Но есть и разрушительное, псевдо-просвещенное начало. Созидательного пути не будет, если культурные люди нашей страны будут исходить из давней и, увы, совсем не изжитой «традиции» отрицания собственного Отечества.
Да, есть ложный патриотизм и есть «квасной». Стоит отвращаться от этого, стоит говорить об этом, но не в порядке отрицания патриотизма «как такового», а основываясь на благом, положительном значении этой добродетели. Ибо есть патриотизм и трезвый, и зрячий, и благоразумный, и крепкий верою во Христа, рассудительный, здравый и не умозрительный, но — живой. Это патриотизм наших святых, патриотизм Пушкина и Тютчева, Ивана Шмелева и Ивана Ильина, Анны Ахматовой («Мне голос был...»), патриотизм новомучеников российских, умиравших за Христа и за возрождение Родины, патриотизм Царской Семьи, не мыслившей оставить Россию и в предстоянии перед Престолом Божиим ее не оставившей.

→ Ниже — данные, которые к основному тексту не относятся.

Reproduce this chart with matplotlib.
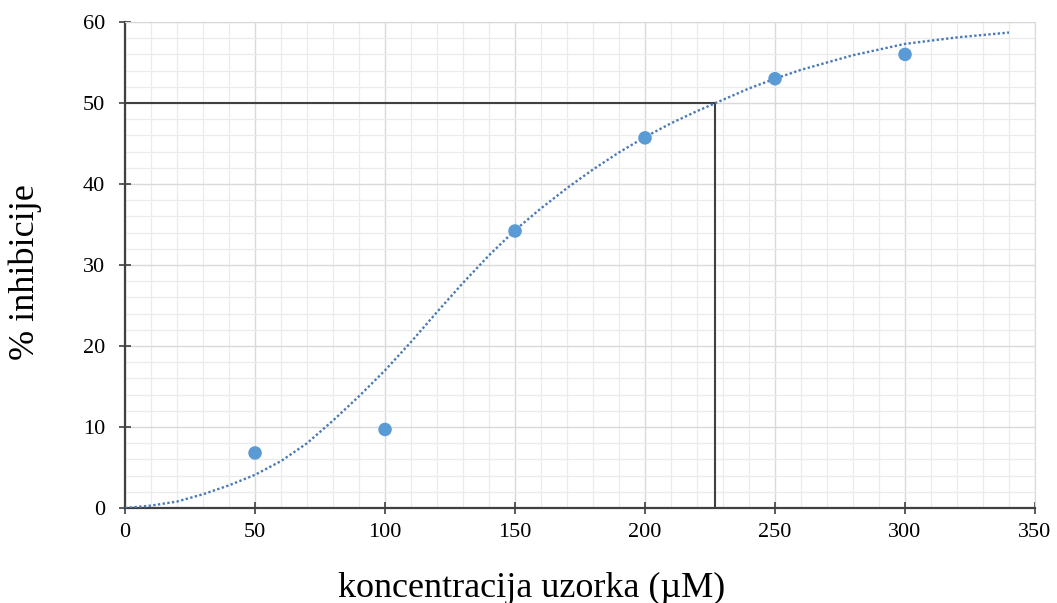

«Хочешь ли быть здоров?» (Ин.5.6). Нет, Господи, я хочу оставаться свободным в своем скитальчестве — в своем параличе отрицания Родины. А ведь Господь и промолчит, и — по желанию сердца твоего — оставит, как ты хочешь. Ты свободен.
Но призвание остается. Ты свободен и опомниться, и задуматься, и обратиться к молитве и верному слову об Отечестве — хотя бы Пушкина.